RECORDED INFORMATION:
-- begin --
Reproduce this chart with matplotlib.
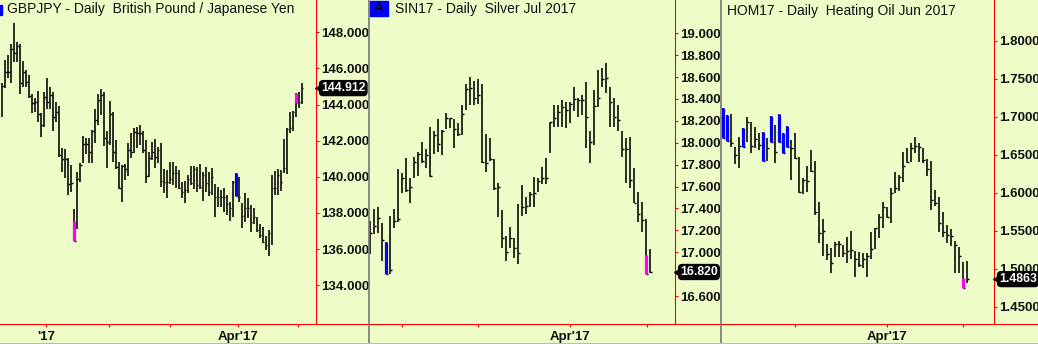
import matplotlib.pyplot as plt
import matplotlib.transforms as mtransforms
from matplotlib.lines import Line2D
from matplotlib.patches import Rectangle

# ---- GBPJPY daily (high / low / close) ----
gbp_high = [145.18, 146.47, 146.75, 147.34, 148.52, 147.48, 147.34, 146.41, 145.92, 145.64,
            144.57, 144.35, 144.75, 143.52, 144.72, 145.45, 144.99, 144.68, 144.16, 143.94,
            141.58, 141.54, 141.03, 140.66, 138.22, 140.29, 140.79, 142.28, 142.13, 142.17,
            142.59, 143.76, 144.59, 144.86, 144.72, 142.54, 144.20, 143.57, 142.04, 140.84,
            140.66, 140.69, 141.86, 142.41, 142.69, 142.78, 142.87, 142.54, 142.04, 141.36,
            141.95, 142.10, 141.64, 141.86, 140.44, 140.38, 140.84, 140.81, 140.60, 140.38,
            139.73, 139.79, 140.10, 140.60, 140.60, 140.57, 140.71, 140.25, 140.53, 140.29,
            140.47, 139.59, 139.42, 139.27, 139.37, 139.00, 138.63, 139.77, 140.20, 139.97,
            138.57, 139.09, 138.85, 138.44, 138.30, 137.80, 137.37, 137.21, 136.75, 137.06,
            140.10, 140.33, 140.44, 140.38, 142.08, 142.69, 143.57, 143.66, 144.66, 144.72,
            145.18]
gbp_low = [143.33, 144.94, 145.49, 145.21, 146.38, 146.38, 144.57, 144.99, 144.99, 144.35,
           143.52, 143.61, 143.06, 142.23, 142.78, 143.74, 143.74, 142.56, 143.06, 141.12,
           140.25, 139.96, 139.00, 139.18, 136.47, 137.10, 139.73, 140.75, 141.25, 140.79,
           140.79, 141.86, 142.87, 143.42, 141.73, 140.51, 141.76, 140.84, 140.44, 139.33,
           138.59, 139.83, 140.05, 141.06, 141.30, 141.58, 141.76, 141.30, 139.68, 140.01,
           140.93, 140.51, 140.75, 139.46, 139.09, 138.85, 139.59, 139.55, 139.37, 139.33,
           138.81, 138.54, 139.09, 139.55, 139.33, 139.18, 139.33, 138.66, 139.14, 138.96,
           139.00, 137.80, 138.35, 138.31, 138.07, 137.89, 137.58, 137.80, 138.96, 138.59,
           137.15, 137.52, 137.71, 136.97, 137.37, 136.97, 136.60, 136.32, 135.95, 135.64,
           136.23, 139.00, 139.00, 139.22, 140.20, 140.14, 142.41, 142.54, 143.33, 143.83,
           144.02]
gbp_close = [145.03, 145.82, 145.82, 147.06, 146.84, 147.24, 145.18, 145.82, 145.27, 144.49,
             144.07, 144.13, 143.46, 142.87, 144.44, 144.16, 144.53, 143.33, 143.61, 141.21,
             140.99, 140.99, 139.59, 139.64, 136.47, 139.88, 140.66, 141.82, 141.82, 141.40,
             142.54, 143.13, 144.26, 144.53, 142.13, 141.95, 143.48, 141.36, 140.57, 139.37,
             140.62, 140.42, 141.49, 141.40, 142.50, 142.41, 142.41, 141.49, 140.05, 141.03,
             141.40, 141.12, 141.49, 139.79, 139.73, 139.73, 139.86, 140.20, 140.20, 139.40,
             139.18, 139.27, 139.86, 139.64, 140.42, 139.55, 139.46, 140.10, 139.64, 139.18,
             140.01, 138.87, 138.90, 138.90, 138.90, 138.48, 138.30, 139.70, 138.96, 138.87,
             137.83, 138.30, 138.26, 137.52, 137.80, 137.06, 136.78, 136.41, 136.23, 136.88,
             139.37, 139.37, 140.10, 139.73, 140.47, 142.65, 142.72, 143.61, 144.07, 144.13,
             144.91]
# painted bars: (bar index, top, bottom, colour)
gbp_paint = [(24, 137.56, 136.47, '#ff00ff'), (78, 140.20, 138.96, '#0000ff'),
             (98, 144.66, 144.11, '#ff00ff')]
gbp_ticks = [14.8, 35.8, 56.1, 78.8, 98.8]
gbp_ticklabels = ["'17", '', '', "Apr'17", '']
gbp_yticks = [134, 136, 138, 140, 142, 144, 146, 148]
gbp_last = '144.912'

# ---- Silver Jul 2017 ----
si_high = [17.289, 17.396, 17.417, 17.265, 17.091, 17.332, 17.396, 17.761, 17.721, 17.858,
           17.676, 17.874, 17.913, 18.004, 17.941, 18.148, 18.108, 18.214, 18.117, 18.269,
           18.230, 18.218, 18.178, 18.345, 18.534, 18.604, 18.565, 18.583, 18.534, 18.078,
           18.041, 17.852, 17.630, 17.387, 17.152, 17.234, 17.134, 17.441, 17.615, 17.508,
           17.548, 17.691, 17.682, 17.782, 17.858, 18.193, 18.345, 18.345, 18.391, 18.376,
           18.376, 18.507, 18.406, 18.437, 18.559, 18.108, 18.482, 18.665, 18.680, 18.726,
           18.513, 18.406, 18.345, 18.108, 18.041, 18.056, 17.767, 17.548, 17.457, 17.301,
           17.030]
si_low = [16.985, 17.167, 17.173, 16.924, 16.802, 16.802, 17.219, 17.280, 17.539, 17.554,
          17.453, 17.682, 17.700, 17.813, 17.767, 17.691, 17.898, 17.919, 17.889, 18.126,
          18.132, 17.956, 18.065, 18.071, 18.300, 18.345, 18.345, 18.352, 17.813, 17.737,
          17.834, 17.569, 17.320, 17.043, 16.921, 17.043, 16.945, 16.893, 17.335, 17.347,
          17.417, 17.417, 17.554, 17.621, 17.621, 17.904, 18.148, 18.148, 18.148, 18.138,
          18.178, 18.291, 18.239, 18.254, 17.950, 17.813, 17.980, 18.330, 18.513, 18.452,
          18.148, 18.148, 18.108, 17.874, 17.630, 17.590, 17.447, 17.280, 17.189, 16.802,
          16.808]
si_close = [17.180, 17.240, 17.310, 17.113, 16.802, 16.839, 17.286, 17.301, 17.682, 17.569,
            17.600, 17.828, 17.895, 17.834, 17.889, 17.697, 18.071, 17.986, 18.108, 18.230,
            18.224, 18.123, 18.078, 18.260, 18.492, 18.498, 18.412, 18.437, 17.822, 17.813,
            17.852, 17.584, 17.600, 17.128, 17.006, 17.134, 17.043, 16.997, 17.417, 17.426,
            17.530, 17.539, 17.651, 17.676, 17.676, 18.187, 18.224, 18.278, 18.330, 18.300,
            18.352, 18.397, 18.391, 18.391, 18.239, 18.011, 18.339, 18.412, 18.583, 18.595,
            18.376, 18.239, 18.208, 17.944, 17.944, 17.660, 17.447, 17.347, 17.295, 16.802,
            16.820]
si_paint = [(4, 17.091, 16.802, '#0000ff'), (69, 16.976, 16.802, '#ff00ff')]
si_ticks = [7.9, 26.9, 49.9, 69.2]
si_ticklabels = ['', '', "Apr'17", '']
si_yticks = [16.6, 16.8, 17.0, 17.2, 17.4, 17.6, 17.8, 18.0, 18.2, 18.4, 18.6, 18.8, 19.0]
si_hidden = [16.8]   # sits under the last-price tag
si_last = '16.820'

# ---- Heating Oil Jun 2017 ----
ho_high = [1.7110, 1.7022, 1.7036, 1.6606, 1.6737, 1.6847, 1.6992, 1.6926, 1.6869, 1.6781,
           1.6794, 1.6715, 1.7009, 1.6891, 1.7036, 1.6781, 1.6878, 1.6693, 1.6781, 1.6474,
           1.6189, 1.6351, 1.6562, 1.6421, 1.5882, 1.5650, 1.5325, 1.5268, 1.5356, 1.5369,
           1.5312, 1.5413, 1.5496, 1.5237, 1.5224, 1.5202, 1.5202, 1.5478, 1.5540, 1.5715,
           1.5873, 1.5816, 1.6057, 1.6277, 1.6233, 1.6531, 1.6584, 1.6658, 1.6737, 1.6658,
           1.6584, 1.6439, 1.6417, 1.6035, 1.5939, 1.5751, 1.5575, 1.5518, 1.5369, 1.5290,
           1.5093, 1.5106]
ho_low = [1.6724, 1.6685, 1.6606, 1.6373, 1.6321, 1.6606, 1.6672, 1.6518, 1.6584, 1.6562,
          1.6421, 1.6421, 1.6672, 1.6386, 1.6672, 1.6527, 1.6597, 1.6167, 1.6439, 1.6000,
          1.5979, 1.6014, 1.6277, 1.5707, 1.5334, 1.5171, 1.5114, 1.4939, 1.5158, 1.5158,
          1.5150, 1.5071, 1.5123, 1.4895, 1.5027, 1.5005, 1.4895, 1.5123, 1.5255, 1.5400,
          1.5540, 1.5663, 1.5597, 1.5992, 1.6022, 1.6145, 1.6386, 1.6408, 1.6518, 1.6408,
          1.6395, 1.6220, 1.5772, 1.5825, 1.5487, 1.5421, 1.5334, 1.5299, 1.4948, 1.4948,
          1.4742, 1.4808]
ho_close = [1.6724, 1.6685, 1.6650, 1.6496, 1.6614, 1.6606, 1.6935, 1.6614, 1.6707, 1.6628,
            1.6421, 1.6584, 1.6672, 1.6540, 1.6672, 1.6527, 1.6597, 1.6584, 1.6452, 1.6014,
            1.6167, 1.6154, 1.6290, 1.5742, 1.5465, 1.5500, 1.5193, 1.5071, 1.5321, 1.5325,
            1.5202, 1.5233, 1.5246, 1.5123, 1.5049, 1.5123, 1.5167, 1.5255, 1.5531, 1.5685,
            1.5807, 1.5685, 1.5992, 1.6057, 1.6202, 1.6351, 1.6408, 1.6584, 1.6614, 1.6597,
            1.6430, 1.6307, 1.5904, 1.5869, 1.5606, 1.5487, 1.5443, 1.5430, 1.5312, 1.5167,
            1.4742, 1.4863]
ho_blue = [0, 1, 5, 10, 12, 14, 15, 16]
ho_paint = [(i, ho_high[i], ho_low[i], '#0000ff') for i in ho_blue] + [(60, 1.4873, 1.4742, '#ff00ff')]
ho_ticks = [17.9, 40.9, 59.9]
ho_ticklabels = ['', "Apr'17", '']
ho_yticks = [1.45, 1.50, 1.55, 1.60, 1.65, 1.70, 1.75, 1.80]
ho_last = '1.4863'

BG = '#eefcc8'
W, H = 1038, 344


def rect(x0, y0, w, h):
    # pixel box with top-left origin -> figure fraction
    return [x0 / W, 1 - (y0 + h) / H, w / W, h / H]


def draw_bars(ax, high, low, close, paint, tick):
    xs = list(range(len(high)))
    ax.vlines(xs, low, high, color='black', lw=1.15)
    ax.hlines(close, xs, [x + tick for x in xs], color='black', lw=1.0)
    for i, top, bot, c in paint:
        ax.vlines(i, bot, top, color=c, lw=2.3, zorder=3)


def setup(ax, xlim, ylim, yticks, fmt, xticks, xlabels, hidden=()):
    ax.set_facecolor(BG)
    ax.set_xlim(xlim)
    ax.set_ylim(ylim)
    ax.spines['left'].set_visible(False)
    ax.spines['top'].set_visible(False)
    ax.spines['right'].set_color('red')
    ax.spines['bottom'].set_color('red')
    ax.spines['right'].set_linewidth(0.8)
    ax.spines['bottom'].set_linewidth(0.8)
    ax.yaxis.tick_right()
    labels = ['' if v in hidden else fmt.format(v) for v in yticks]
    ax.set_yticks(yticks, labels=labels, fontweight='bold')
    ax.set_xticks(xticks, labels=xlabels, fontweight='bold')
    ax.tick_params(axis='both', direction='out', length=2.2, width=0.8, color='red',
                   labelsize=9.5, labelcolor='#111111')
    ax.tick_params(axis='y', pad=1.4)
    ax.tick_params(axis='x', pad=3)


def price_tag(fig, ax, value, text):
    trans = mtransforms.offset_copy(ax.get_yaxis_transform(), fig=fig, x=3, y=0, units='dots')
    ax.plot([1.0], [value], marker='<', ms=5.5, color='black', transform=trans,
            clip_on=False, zorder=5)
    ax.annotate(text, xy=(1.0, value), xycoords=ax.get_yaxis_transform(),
                xytext=(5, 0), textcoords='offset pixels', ha='left', va='center',
                color='white', fontsize=8.8, fontweight='bold', zorder=6,
                annotation_clip=False,
                bbox=dict(boxstyle='round,pad=0.12,rounding_size=0.3', fc='black', ec='black'))


def main():
    plt.rcParams.update({'font.family': 'Liberation Sans'})
    fig = plt.figure(figsize=(W / 100, H / 100), dpi=100, facecolor=BG)

    ax1 = fig.add_axes(rect(0, 0, 316, 324))
    setup(ax1, (-0.57, 104.77), (131.857, 149.787), gbp_yticks, '{:.3f}', gbp_ticks, gbp_ticklabels)
    draw_bars(ax1, gbp_high, gbp_low, gbp_close, gbp_paint, 0.6)
    price_tag(fig, ax1, float(gbp_last), gbp_last)

    ax2 = fig.add_axes(rect(369, 0, 306, 324))
    setup(ax2, (-0.325, 76.175), (16.345, 19.304), si_yticks, '{:.3f}', si_ticks, si_ticklabels,
          hidden=si_hidden)
    draw_bars(ax2, si_high, si_low, si_close, si_paint, 0.45)
    price_tag(fig, ax2, float(si_last), si_last)

    ax3 = fig.add_axes(rect(721, 0, 273, 324))
    setup(ax3, (-0.575, 67.675), (1.4272, 1.8536), ho_yticks, '{:.4f}', ho_ticks, ho_ticklabels)
    draw_bars(ax3, ho_high, ho_low, ho_close, ho_paint, 0.45)
    price_tag(fig, ax3, float(ho_last), ho_last)

    # red baseline runs under the axis labels up to each panel edge
    for x0, x1 in [(316, 368), (675, 720), (994, 1038)]:
        fig.add_artist(Line2D([x0 / W, x1 / W], [1 - 324 / H] * 2, color='red', lw=0.8))

    # grey panel borders
    for xb in [368.5, 720.5]:
        fig.add_artist(Line2D([xb / W] * 2, [0, 1], color='#777777', lw=1.2))
    fig.add_artist(Line2D([0, 1], [1 - 342.5 / H] * 2, color='#bbbbbb', lw=0.8))

    # titles
    fig.add_artist(Rectangle((0, 1 - 15 / H), 2 / W, 10 / H, color='#0000ff'))
    fig.text(7 / W, 1 - 9 / H, 'GBPJPY - Daily  British Pound / Japanese Yen',
             fontsize=10, va='center', ha='left', color='#111111')
    fig.add_artist(Rectangle((369.5 / W, 1 - 16 / H), 18 / W, 15 / H, color='#0000ff'))
    fig.text(378.5 / W, 1 - 8.5 / H, 'A', fontsize=10, va='center', ha='center', color='black')
    fig.text(395 / W, 1 - 9 / H, 'SIN17 - Daily  Silver Jul 2017',
             fontsize=10, va='center', ha='left', color='#111111')
    fig.text(727 / W, 1 - 10.5 / H, 'HOM17 - Daily  Heating Oil Jun 2017',
             fontsize=10, va='center', ha='left', color='#111111')

    fig.savefig('out.png', dpi=100, facecolor=BG)


if __name__ == '__main__':
    main()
-- end --
EXERCISE: Leave the pictures out and reproduce exactly the lines from the top of the listing above through the line with "from matplotlib.patches import Rectangle".

FULL SOLUTION:
Reproduce this chart with matplotlib.
import matplotlib.pyplot as plt
import matplotlib.transforms as mtransforms
from matplotlib.lines import Line2D
from matplotlib.patches import Rectangle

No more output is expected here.